━━━ DATA
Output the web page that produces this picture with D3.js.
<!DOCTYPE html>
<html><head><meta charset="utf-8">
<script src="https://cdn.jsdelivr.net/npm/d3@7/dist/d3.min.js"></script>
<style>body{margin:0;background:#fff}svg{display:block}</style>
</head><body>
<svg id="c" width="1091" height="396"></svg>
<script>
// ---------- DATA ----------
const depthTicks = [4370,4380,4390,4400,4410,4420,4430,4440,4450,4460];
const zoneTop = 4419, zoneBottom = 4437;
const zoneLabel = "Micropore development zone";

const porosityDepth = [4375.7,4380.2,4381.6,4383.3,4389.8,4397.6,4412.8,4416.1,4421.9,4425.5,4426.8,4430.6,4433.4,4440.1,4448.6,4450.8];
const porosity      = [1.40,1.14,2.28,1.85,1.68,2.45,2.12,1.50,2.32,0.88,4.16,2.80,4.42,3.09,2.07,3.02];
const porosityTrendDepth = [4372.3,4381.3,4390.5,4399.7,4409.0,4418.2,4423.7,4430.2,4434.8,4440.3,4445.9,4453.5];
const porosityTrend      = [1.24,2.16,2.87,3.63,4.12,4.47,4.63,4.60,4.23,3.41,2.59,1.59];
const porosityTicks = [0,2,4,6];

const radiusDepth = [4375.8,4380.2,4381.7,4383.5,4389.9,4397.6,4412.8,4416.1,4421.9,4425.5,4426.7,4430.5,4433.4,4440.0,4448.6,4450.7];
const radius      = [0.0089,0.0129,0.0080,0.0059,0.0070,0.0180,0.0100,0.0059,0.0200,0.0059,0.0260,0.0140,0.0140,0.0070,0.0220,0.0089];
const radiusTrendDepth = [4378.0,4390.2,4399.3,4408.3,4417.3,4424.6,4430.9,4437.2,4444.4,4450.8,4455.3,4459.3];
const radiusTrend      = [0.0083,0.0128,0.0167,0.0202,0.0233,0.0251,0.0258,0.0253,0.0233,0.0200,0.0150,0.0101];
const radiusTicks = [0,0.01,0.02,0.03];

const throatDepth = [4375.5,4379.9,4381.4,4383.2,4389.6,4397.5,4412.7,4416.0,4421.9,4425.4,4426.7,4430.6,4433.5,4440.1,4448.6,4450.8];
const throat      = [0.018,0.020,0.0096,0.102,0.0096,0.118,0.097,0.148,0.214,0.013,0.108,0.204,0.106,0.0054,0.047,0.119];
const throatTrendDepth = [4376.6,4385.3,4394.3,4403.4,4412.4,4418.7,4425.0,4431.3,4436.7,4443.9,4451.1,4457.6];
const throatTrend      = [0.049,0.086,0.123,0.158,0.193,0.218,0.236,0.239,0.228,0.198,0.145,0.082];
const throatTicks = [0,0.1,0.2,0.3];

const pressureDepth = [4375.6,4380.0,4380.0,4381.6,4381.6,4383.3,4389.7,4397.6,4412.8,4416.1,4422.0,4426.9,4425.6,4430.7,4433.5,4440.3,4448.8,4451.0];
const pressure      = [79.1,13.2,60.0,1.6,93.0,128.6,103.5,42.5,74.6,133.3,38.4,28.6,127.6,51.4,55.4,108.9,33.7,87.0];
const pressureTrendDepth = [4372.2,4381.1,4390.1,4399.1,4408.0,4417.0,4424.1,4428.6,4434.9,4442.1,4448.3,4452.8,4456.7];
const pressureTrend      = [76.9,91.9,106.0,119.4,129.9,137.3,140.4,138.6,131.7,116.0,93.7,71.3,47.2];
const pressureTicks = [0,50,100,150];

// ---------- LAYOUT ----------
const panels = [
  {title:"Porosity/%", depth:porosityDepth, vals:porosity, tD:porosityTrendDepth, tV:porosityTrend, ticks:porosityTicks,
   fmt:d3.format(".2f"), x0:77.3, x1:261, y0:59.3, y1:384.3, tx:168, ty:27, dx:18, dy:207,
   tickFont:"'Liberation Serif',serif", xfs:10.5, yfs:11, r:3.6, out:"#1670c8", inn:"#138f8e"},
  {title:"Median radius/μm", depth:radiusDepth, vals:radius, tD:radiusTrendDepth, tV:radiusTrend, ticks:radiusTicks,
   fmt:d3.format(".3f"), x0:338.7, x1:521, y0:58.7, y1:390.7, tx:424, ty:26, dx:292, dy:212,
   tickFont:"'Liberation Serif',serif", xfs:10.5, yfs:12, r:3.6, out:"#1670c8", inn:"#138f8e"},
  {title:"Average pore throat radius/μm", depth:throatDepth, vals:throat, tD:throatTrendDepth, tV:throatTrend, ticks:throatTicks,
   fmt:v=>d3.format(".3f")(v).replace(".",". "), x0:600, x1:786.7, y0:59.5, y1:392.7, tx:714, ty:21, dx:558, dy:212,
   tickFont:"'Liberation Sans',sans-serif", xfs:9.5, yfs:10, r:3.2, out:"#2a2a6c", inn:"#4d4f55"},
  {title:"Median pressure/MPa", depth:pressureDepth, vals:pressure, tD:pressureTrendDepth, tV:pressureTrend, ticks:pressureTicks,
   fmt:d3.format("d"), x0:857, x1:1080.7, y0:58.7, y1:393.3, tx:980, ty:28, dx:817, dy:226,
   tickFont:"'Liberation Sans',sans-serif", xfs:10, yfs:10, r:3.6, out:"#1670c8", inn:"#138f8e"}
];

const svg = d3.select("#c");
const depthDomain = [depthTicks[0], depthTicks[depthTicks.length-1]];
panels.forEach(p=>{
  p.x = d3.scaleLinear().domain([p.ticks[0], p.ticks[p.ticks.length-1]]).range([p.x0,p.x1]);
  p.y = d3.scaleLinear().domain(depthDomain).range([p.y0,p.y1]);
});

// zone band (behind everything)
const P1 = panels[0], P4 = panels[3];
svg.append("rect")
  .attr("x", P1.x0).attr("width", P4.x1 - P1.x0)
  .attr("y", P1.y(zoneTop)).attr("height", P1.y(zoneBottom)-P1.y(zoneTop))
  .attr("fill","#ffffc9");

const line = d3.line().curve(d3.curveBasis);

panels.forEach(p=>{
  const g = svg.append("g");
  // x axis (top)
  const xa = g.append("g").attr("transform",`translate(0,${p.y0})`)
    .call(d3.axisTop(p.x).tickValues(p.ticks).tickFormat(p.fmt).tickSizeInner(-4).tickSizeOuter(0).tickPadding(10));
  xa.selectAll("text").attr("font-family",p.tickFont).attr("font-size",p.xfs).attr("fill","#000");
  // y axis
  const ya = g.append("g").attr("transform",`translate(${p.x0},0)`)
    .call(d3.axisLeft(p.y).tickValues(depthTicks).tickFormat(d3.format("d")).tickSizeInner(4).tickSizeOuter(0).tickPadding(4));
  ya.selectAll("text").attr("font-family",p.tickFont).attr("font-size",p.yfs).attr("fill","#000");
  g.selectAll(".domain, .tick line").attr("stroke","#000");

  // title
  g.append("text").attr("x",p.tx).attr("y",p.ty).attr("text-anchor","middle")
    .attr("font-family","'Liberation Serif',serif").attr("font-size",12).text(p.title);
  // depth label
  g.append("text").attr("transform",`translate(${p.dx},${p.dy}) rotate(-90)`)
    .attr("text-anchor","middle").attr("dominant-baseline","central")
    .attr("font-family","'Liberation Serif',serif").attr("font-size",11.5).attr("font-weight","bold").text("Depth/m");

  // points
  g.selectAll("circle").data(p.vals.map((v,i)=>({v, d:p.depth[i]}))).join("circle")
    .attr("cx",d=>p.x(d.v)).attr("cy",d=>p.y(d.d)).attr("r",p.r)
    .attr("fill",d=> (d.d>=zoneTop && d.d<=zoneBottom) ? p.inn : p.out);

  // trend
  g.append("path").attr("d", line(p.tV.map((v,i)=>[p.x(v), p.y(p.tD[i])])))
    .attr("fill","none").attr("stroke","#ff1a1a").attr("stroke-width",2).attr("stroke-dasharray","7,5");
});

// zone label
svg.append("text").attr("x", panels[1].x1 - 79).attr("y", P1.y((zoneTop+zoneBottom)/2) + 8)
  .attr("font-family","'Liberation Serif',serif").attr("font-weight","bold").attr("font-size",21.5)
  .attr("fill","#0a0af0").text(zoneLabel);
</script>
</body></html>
━━━━━━
# AIM
Each line from the top of the material above through the line with "const throatTicks = [0,0.1,0.2,0.3];" must be echoed exactly, and no other line.

# WORKED ANSWER
Output the web page that produces this picture with D3.js.
<!DOCTYPE html>
<html><head><meta charset="utf-8">
<script src="https://cdn.jsdelivr.net/npm/d3@7/dist/d3.min.js"></script>
<style>body{margin:0;background:#fff}svg{display:block}</style>
</head><body>
<svg id="c" width="1091" height="396"></svg>
<script>
// ---------- DATA ----------
const depthTicks = [4370,4380,4390,4400,4410,4420,4430,4440,4450,4460];
const zoneTop = 4419, zoneBottom = 4437;
const zoneLabel = "Micropore development zone";

const porosityDepth = [4375.7,4380.2,4381.6,4383.3,4389.8,4397.6,4412.8,4416.1,4421.9,4425.5,4426.8,4430.6,4433.4,4440.1,4448.6,4450.8];
const porosity      = [1.40,1.14,2.28,1.85,1.68,2.45,2.12,1.50,2.32,0.88,4.16,2.80,4.42,3.09,2.07,3.02];
const porosityTrendDepth = [4372.3,4381.3,4390.5,4399.7,4409.0,4418.2,4423.7,4430.2,4434.8,4440.3,4445.9,4453.5];
const porosityTrend      = [1.24,2.16,2.87,3.63,4.12,4.47,4.63,4.60,4.23,3.41,2.59,1.59];
const porosityTicks = [0,2,4,6];

const radiusDepth = [4375.8,4380.2,4381.7,4383.5,4389.9,4397.6,4412.8,4416.1,4421.9,4425.5,4426.7,4430.5,4433.4,4440.0,4448.6,4450.7];
const radius      = [0.0089,0.0129,0.0080,0.0059,0.0070,0.0180,0.0100,0.0059,0.0200,0.0059,0.0260,0.0140,0.0140,0.0070,0.0220,0.0089];
const radiusTrendDepth = [4378.0,4390.2,4399.3,4408.3,4417.3,4424.6,4430.9,4437.2,4444.4,4450.8,4455.3,4459.3];
const radiusTrend      = [0.0083,0.0128,0.0167,0.0202,0.0233,0.0251,0.0258,0.0253,0.0233,0.0200,0.0150,0.0101];
const radiusTicks = [0,0.01,0.02,0.03];

const throatDepth = [4375.5,4379.9,4381.4,4383.2,4389.6,4397.5,4412.7,4416.0,4421.9,4425.4,4426.7,4430.6,4433.5,4440.1,4448.6,4450.8];
const throat      = [0.018,0.020,0.0096,0.102,0.0096,0.118,0.097,0.148,0.214,0.013,0.108,0.204,0.106,0.0054,0.047,0.119];
const throatTrendDepth = [4376.6,4385.3,4394.3,4403.4,4412.4,4418.7,4425.0,4431.3,4436.7,4443.9,4451.1,4457.6];
const throatTrend      = [0.049,0.086,0.123,0.158,0.193,0.218,0.236,0.239,0.228,0.198,0.145,0.082];
const throatTicks = [0,0.1,0.2,0.3];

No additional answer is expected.